While other analysts are bullish on the long-term potential for wind generation, the EIA is not, and it projects that the construction of new wind farms will slow rapidly by the mid-2020s. New offshore wind capacity is virtually nonexistent.
“They expect that almost no wind farms will be added once the wind Production Tax Credits phase down, and that we will never create an offshore wind industry,” Cohan said.
This doesn’t seem likely, he said. Last year, the Interior Department began a process to allow businesses to lease waters in the Pacific Ocean for large-scale wind farm projects off California’s coast, and utilities and regulators want these new projects to produce power within the next five years. Last month, New York Governor Andrew Cuomo proposed nearly quadrupling offshore wind in that state by 2035.
Clemmer and Cohan both said that EIA’s projections for solar growth look more realistic for the industry, with linear growth over the next three decades.

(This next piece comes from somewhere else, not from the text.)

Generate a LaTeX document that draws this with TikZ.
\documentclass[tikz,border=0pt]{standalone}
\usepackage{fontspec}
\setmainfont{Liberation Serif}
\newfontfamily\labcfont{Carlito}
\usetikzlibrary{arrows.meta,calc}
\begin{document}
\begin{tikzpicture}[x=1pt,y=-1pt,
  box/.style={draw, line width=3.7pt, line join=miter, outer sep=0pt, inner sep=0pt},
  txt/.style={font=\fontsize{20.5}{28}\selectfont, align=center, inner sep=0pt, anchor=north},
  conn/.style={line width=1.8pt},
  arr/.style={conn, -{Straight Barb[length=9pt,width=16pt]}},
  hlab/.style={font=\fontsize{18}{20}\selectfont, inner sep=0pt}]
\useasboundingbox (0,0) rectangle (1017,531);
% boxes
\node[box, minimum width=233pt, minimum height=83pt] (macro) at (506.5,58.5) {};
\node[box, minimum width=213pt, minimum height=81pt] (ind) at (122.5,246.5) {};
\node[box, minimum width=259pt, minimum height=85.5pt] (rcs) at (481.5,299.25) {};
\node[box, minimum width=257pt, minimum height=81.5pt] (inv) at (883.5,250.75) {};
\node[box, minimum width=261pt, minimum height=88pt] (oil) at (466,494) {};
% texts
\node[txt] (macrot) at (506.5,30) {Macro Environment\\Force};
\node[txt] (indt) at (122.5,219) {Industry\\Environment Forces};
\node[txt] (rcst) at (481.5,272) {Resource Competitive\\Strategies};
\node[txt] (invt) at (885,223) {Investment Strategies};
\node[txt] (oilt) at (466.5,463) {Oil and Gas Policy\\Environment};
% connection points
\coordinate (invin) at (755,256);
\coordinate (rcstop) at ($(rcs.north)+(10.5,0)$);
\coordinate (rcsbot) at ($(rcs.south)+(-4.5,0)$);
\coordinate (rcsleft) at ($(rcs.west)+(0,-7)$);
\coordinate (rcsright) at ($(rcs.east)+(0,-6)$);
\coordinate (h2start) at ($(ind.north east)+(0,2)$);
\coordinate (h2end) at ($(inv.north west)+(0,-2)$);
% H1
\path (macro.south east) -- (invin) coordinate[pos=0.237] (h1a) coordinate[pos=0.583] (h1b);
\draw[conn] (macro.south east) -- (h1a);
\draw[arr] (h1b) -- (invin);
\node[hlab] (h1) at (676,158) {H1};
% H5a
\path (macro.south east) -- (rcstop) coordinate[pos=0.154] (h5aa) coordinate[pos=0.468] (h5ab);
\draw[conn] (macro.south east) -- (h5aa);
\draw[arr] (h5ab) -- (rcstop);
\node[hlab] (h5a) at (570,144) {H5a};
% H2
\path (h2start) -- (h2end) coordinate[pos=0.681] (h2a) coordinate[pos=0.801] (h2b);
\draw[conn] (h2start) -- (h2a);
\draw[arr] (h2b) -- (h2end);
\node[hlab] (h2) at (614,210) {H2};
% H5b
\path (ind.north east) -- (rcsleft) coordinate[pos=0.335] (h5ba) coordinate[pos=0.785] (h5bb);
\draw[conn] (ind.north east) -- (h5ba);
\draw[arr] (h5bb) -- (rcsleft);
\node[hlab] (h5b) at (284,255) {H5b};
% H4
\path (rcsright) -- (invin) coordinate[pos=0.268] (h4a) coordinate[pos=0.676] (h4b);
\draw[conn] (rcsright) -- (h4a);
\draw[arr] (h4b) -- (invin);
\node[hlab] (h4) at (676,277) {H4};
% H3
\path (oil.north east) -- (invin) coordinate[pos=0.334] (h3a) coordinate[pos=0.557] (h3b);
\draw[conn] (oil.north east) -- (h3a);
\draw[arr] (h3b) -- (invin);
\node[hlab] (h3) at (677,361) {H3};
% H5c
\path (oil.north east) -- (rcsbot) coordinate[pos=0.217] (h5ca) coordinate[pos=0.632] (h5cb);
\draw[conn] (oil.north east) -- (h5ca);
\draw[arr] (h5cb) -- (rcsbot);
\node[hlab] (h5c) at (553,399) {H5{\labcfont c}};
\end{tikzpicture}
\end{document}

One reason for that is that the current Investment Tax Credit for solar is set at 30 percent, but it is not going to go away. Rather, it will ramp down to a permanent 10 percent tax credit. “When you combine that with the continued cost reductions that we've seen for solar, the EIA is projecting that solar is still going to be cost-effective, and they're projecting continued deployment of solar,” Clemmer said.
Electric vehicles (barely) see an uptick
EIA projections show only a modest uptick in the sale of electric vehicles, with conventional gas-powered cars far outselling EVs into mid-century. In the past, EIA has projected that electric vehicles will see slow growth and less use than gas-powered alternatives.

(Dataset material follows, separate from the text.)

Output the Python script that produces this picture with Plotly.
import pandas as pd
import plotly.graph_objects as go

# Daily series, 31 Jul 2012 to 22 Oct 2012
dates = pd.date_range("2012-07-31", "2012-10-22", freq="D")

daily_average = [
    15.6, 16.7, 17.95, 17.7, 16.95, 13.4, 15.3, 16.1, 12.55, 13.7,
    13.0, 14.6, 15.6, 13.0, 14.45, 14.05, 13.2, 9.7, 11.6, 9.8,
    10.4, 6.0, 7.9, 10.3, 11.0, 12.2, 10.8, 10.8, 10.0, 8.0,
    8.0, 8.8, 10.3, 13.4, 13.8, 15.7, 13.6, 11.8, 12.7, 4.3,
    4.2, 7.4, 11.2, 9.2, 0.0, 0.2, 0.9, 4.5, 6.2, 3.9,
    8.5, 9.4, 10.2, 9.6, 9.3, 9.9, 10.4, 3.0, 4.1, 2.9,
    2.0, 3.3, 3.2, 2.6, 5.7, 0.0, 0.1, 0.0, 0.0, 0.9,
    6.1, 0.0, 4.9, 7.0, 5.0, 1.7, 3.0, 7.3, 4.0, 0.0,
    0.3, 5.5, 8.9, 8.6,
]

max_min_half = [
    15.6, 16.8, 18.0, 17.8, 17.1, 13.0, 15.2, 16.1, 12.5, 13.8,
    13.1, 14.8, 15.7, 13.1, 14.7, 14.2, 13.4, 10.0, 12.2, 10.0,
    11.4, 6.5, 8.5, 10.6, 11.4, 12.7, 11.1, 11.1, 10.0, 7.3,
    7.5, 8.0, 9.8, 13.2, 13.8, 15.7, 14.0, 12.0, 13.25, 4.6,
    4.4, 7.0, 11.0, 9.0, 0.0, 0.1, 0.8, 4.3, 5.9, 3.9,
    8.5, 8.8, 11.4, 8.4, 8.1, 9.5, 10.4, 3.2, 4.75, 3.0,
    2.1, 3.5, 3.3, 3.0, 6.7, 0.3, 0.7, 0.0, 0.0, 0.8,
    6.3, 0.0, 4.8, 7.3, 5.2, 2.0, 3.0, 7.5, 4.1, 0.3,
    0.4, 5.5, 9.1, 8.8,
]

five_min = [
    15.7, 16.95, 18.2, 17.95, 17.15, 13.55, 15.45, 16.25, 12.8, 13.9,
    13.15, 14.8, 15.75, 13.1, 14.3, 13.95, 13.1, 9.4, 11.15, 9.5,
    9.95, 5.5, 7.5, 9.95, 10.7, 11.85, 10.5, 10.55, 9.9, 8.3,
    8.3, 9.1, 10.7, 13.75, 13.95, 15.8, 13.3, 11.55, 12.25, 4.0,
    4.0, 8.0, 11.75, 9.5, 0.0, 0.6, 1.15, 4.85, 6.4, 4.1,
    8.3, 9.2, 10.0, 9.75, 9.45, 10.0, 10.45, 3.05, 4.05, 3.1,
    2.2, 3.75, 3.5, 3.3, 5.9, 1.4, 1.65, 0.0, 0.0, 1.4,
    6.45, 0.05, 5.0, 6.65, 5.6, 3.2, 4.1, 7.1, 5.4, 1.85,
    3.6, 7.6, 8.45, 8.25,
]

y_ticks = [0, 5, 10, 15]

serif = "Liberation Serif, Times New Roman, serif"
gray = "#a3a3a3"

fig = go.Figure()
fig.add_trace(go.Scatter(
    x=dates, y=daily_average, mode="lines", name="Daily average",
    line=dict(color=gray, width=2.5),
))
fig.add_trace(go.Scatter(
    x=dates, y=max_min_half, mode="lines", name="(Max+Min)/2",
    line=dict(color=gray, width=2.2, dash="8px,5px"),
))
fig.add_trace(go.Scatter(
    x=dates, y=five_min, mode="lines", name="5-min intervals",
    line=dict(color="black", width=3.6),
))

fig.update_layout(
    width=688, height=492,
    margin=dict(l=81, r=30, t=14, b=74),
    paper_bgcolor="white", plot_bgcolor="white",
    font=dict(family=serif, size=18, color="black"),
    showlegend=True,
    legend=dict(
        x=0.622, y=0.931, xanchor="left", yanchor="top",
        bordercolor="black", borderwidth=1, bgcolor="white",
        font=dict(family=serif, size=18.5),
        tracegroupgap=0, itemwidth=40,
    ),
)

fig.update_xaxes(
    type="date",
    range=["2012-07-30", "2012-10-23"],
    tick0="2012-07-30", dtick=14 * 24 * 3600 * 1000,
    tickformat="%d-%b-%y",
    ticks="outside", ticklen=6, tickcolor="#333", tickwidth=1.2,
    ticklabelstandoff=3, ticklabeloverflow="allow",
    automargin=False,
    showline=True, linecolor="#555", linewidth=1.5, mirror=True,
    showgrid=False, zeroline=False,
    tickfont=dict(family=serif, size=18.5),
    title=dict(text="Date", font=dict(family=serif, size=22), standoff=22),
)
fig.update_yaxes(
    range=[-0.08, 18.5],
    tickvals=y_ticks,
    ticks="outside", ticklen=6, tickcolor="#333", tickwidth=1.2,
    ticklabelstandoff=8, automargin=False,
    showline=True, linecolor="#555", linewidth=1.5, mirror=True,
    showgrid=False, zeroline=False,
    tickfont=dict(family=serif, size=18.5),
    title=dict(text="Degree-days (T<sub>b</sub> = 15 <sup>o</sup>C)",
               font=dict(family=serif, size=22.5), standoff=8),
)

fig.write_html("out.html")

This forecast comes despite the fact that EV sales increased by 81 percent last year, driven by a huge bump in the sale of Tesla’s Model 3.

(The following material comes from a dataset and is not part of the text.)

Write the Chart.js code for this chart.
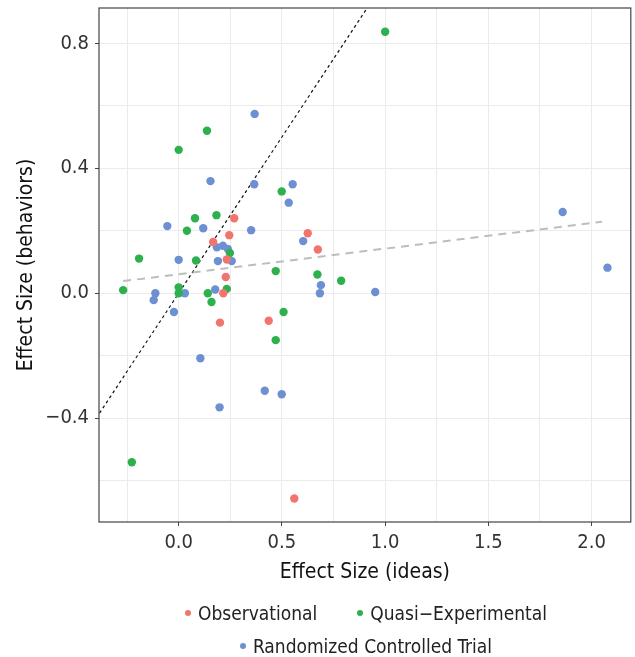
<!DOCTYPE html>
<html>
<head>
<meta charset="utf-8">
<script src="https://cdn.jsdelivr.net/npm/chart.js@4/dist/chart.umd.min.js"></script>
<style>
  body { margin: 0; background: #fff; }
  #wrap { position: relative; width: 635px; height: 657px; }
  #legend {
    position: absolute; left: 99px; width: 534px; top: 596px;
    font-family: 'DejaVu Sans Condensed', 'Liberation Sans', sans-serif;
    font-size: 19px; color: #222;
  }
  .row { display: flex; justify-content: center; height: 33px; align-items: center; }
  .item { display: flex; align-items: center; margin: 0 20px; }
  .dot { width: 6px; height: 6px; border-radius: 50%; margin-right: 7px; }
</style>
</head>
<body>
<div id="wrap">
  <canvas id="chart" width="635" height="657"></canvas>
  <div id="legend"></div>
</div>
<script>
// ===== DATA =====
const obsX = [0.269, 0.245, 0.625, 0.674, 0.167, 0.233, 0.228, 0.216, 0.200, 0.436, 0.560];
const obsY = [0.240, 0.186, 0.192, 0.140, 0.164, 0.108, 0.052, 0.000, -0.094, -0.088, -0.657];

const quasiX = [1.000, 0.137, 0.000, 0.499, 0.079, 0.183, 0.040, 0.248, -0.192, 0.084, 0.470,
                0.672, 0.787, -0.269, 0.000, 0.000, 0.141, 0.159, 0.233, 0.508, 0.470, -0.227];
const quasiY = [0.837, 0.520, 0.459, 0.326, 0.240, 0.250, 0.200, 0.129, 0.111, 0.105, 0.071,
                0.060, 0.040, 0.010, 0.019, 0.000, 0.000, -0.028, 0.014, -0.060, -0.150, -0.541];

const rctX = [0.368, 0.154, 0.366, 0.552, 0.533, -0.055, 0.119, 0.351, 0.603, 0.185, 0.214,
              0.238, 0.000, 0.190, 0.257, 0.689, 0.684, 0.952, -0.113, -0.121, 0.030, -0.023,
              0.177, 0.105, 0.417, 0.499, 0.198, 1.860, 2.077];
const rctY = [0.574, 0.359, 0.349, 0.349, 0.290, 0.215, 0.208, 0.202, 0.167, 0.147, 0.152,
              0.142, 0.107, 0.103, 0.103, 0.026, 0.000, 0.004, 0.000, -0.022, 0.000, -0.060,
              0.012, -0.208, -0.312, -0.323, -0.365, 0.260, 0.082];

// regression fit (grey dashed) and identity line (black dotted)
const fitX = [-0.269, 2.051];
const fitY = [0.039, 0.229];
const refX = [-0.8, 1.2];
const refY = [-0.8, 1.2];

// axes
const xRange = [-0.386, 2.19];
const yRange = [-0.732, 0.913];
const xGrid = [-0.25, 0, 0.25, 0.5, 0.75, 1, 1.25, 1.5, 1.75, 2];
const xLabels = [0, 0.5, 1, 1.5, 2];
const yGrid = [-0.6, -0.4, -0.2, 0, 0.2, 0.4, 0.6, 0.8];
const yLabels = [-0.4, 0, 0.4, 0.8];

const groups = ['Observational', 'Quasi\u2212Experimental', 'Randomized Controlled Trial'];
const colors = ['#F2756D', '#2DB14C', '#6D90D2'];

const FONT = "'DejaVu Sans Condensed', 'Liberation Sans', sans-serif";

function pts(xs, ys) {
  return xs.map((x, i) => ({ x, y: ys[i] }));
}

function isLabel(list, v) {
  return list.some(l => Math.abs(l - v) < 1e-9);
}

function fmt(v) {
  return v.toFixed(1).replace('-', '\u2212');
}

const boxPlugin = {
  id: 'panelBox',
  afterDraw(chart) {
    const { ctx, chartArea: a } = chart;
    ctx.save();
    ctx.strokeStyle = '#444';
    ctx.lineWidth = 1.2;
    ctx.strokeRect(a.left, a.top, a.right - a.left, a.bottom - a.top);
    ctx.restore();
  }
};

const pointSets = [pts(obsX, obsY), pts(quasiX, quasiY), pts(rctX, rctY)];

const chart = new Chart(document.getElementById('chart'), {
  type: 'scatter',
  data: {
    datasets: [
      ...pointSets.map((d, i) => ({
        label: groups[i],
        data: d,
        backgroundColor: colors[i],
        borderColor: colors[i],
        borderWidth: 0,
        pointRadius: 4.2,
        order: 1
      })),
      {
        type: 'line',
        label: 'fit',
        data: pts(fitX, fitY),
        borderColor: '#BDBDBD',
        borderWidth: 2,
        borderDash: [8, 6],
        pointRadius: 0,
        fill: false,
        order: 2
      },
      {
        type: 'line',
        label: 'identity',
        data: pts(refX, refY),
        borderColor: '#111',
        borderWidth: 1.2,
        borderDash: [3, 3],
        pointRadius: 0,
        fill: false,
        order: 2
      }
    ]
  },
  options: {
    responsive: false,
    animation: false,
    devicePixelRatio: 1,
    layout: { padding: { top: 8, right: 2, bottom: 72, left: 0 } },
    plugins: {
      legend: { display: false },
      tooltip: { enabled: false }
    },
    scales: {
      x: {
        type: 'linear',
        min: xRange[0],
        max: xRange[1],
        afterBuildTicks: s => { s.ticks = xGrid.map(v => ({ value: v })); },
        afterFit: s => { s.height = 63; s.paddingLeft = 0; s.paddingRight = 0; },
        border: { display: false },
        grid: {
          color: '#EBEBEB',
          lineWidth: 1,
          tickLength: 4,
          tickColor: c => isLabel(xLabels, c.tick.value) ? '#444' : 'rgba(0,0,0,0)'
        },
        ticks: {
          padding: 5,
          maxRotation: 0,
          autoSkip: false,
          color: '#333',
          font: { family: FONT, size: 20 },
          callback: v => isLabel(xLabels, v) ? fmt(v) : ''
        },
        title: {
          display: true,
          text: 'Effect Size (ideas)',
          color: '#111',
          font: { family: FONT, size: 21 },
          padding: { top: 0, bottom: 0 }
        }
      },
      y: {
        type: 'linear',
        min: yRange[0],
        max: yRange[1],
        afterBuildTicks: s => { s.ticks = yGrid.map(v => ({ value: v })); },
        afterFit: s => { s.width = 99; s.paddingTop = 0; s.paddingBottom = 0; },
        border: { display: false },
        grid: {
          color: '#EBEBEB',
          lineWidth: 1,
          tickLength: 4,
          tickColor: c => isLabel(yLabels, c.tick.value) ? '#444' : 'rgba(0,0,0,0)'
        },
        ticks: {
          padding: 6,
          autoSkip: false,
          color: '#333',
          font: { family: FONT, size: 20 },
          callback: v => isLabel(yLabels, v) ? fmt(v) : ''
        },
        title: {
          display: true,
          text: 'Effect Size (behaviors)',
          color: '#111',
          font: { family: FONT, size: 21 },
          padding: { top: 14, bottom: 0 }
        }
      }
    }
  },
  plugins: [boxPlugin]
});

// HTML legend built from the chart's own datasets
function buildLegend() {
  const el = document.getElementById('legend');
  const rows = [[0, 1], [2]];
  rows.forEach(r => {
    const row = document.createElement('div');
    row.className = 'row';
    r.forEach(i => {
      const ds = chart.data.datasets[i];
      const item = document.createElement('div');
      item.className = 'item';
      item.innerHTML = `<span class="dot" style="background:${ds.backgroundColor}"></span><span>${ds.label}</span>`;
      row.appendChild(item);
    });
    el.appendChild(row);
  });
}
buildLegend();
</script>
</body>
</html>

“It is shockingly unrealistic forecast that they expect there to remain a yawning gap between the cost of electric cars and gasoline cars, electric trucks and diesel trucks,” Cohan said.
Skewing policy debates
Conservative, long-term projections from the EIA are not a new phenomenon, nor an expression of Trump administration policies to bolster fossil fuel industries. But the conservative estimates do pose an issue, as the federal report could skew cost estimates of pursuing clean energy technologies during policy debates.
“In the face of rapid and uncertain technological changes, we need models even more as decision-support tools. However, those models must be updated to capture key changes in techno-economic forces in each sector,” Jesse Jenkins, an energy consultant and Harvard-affiliated energy expert, wrote on Twitter.
“EIA's Annual Energy Outlook isn't used in an exploratory manner and their…model isn't sufficient for modeling our changing landscape, particularly in the electricity sector,” he said.
Analysts were quick to point out the daylight between other long-term estimates and the EIA’s projections, which don’t include commitments made by global leaders as part of the Paris climate agreement.
The International Energy Agency, for example, now produces two scenarios that seriously consider the Paris Agreement. Even the major oil and gas companies include these kinds of scenarios in which emissions targets are met and there is a rapid uptake of electric cars and renewable energy production.
“We've seen with wind and solar that the industries have experienced major cost reductions on the order of 60 to 75 percent over the last decade,” Clemmer said. “And I think the EIA has had trouble keeping up with those gains.”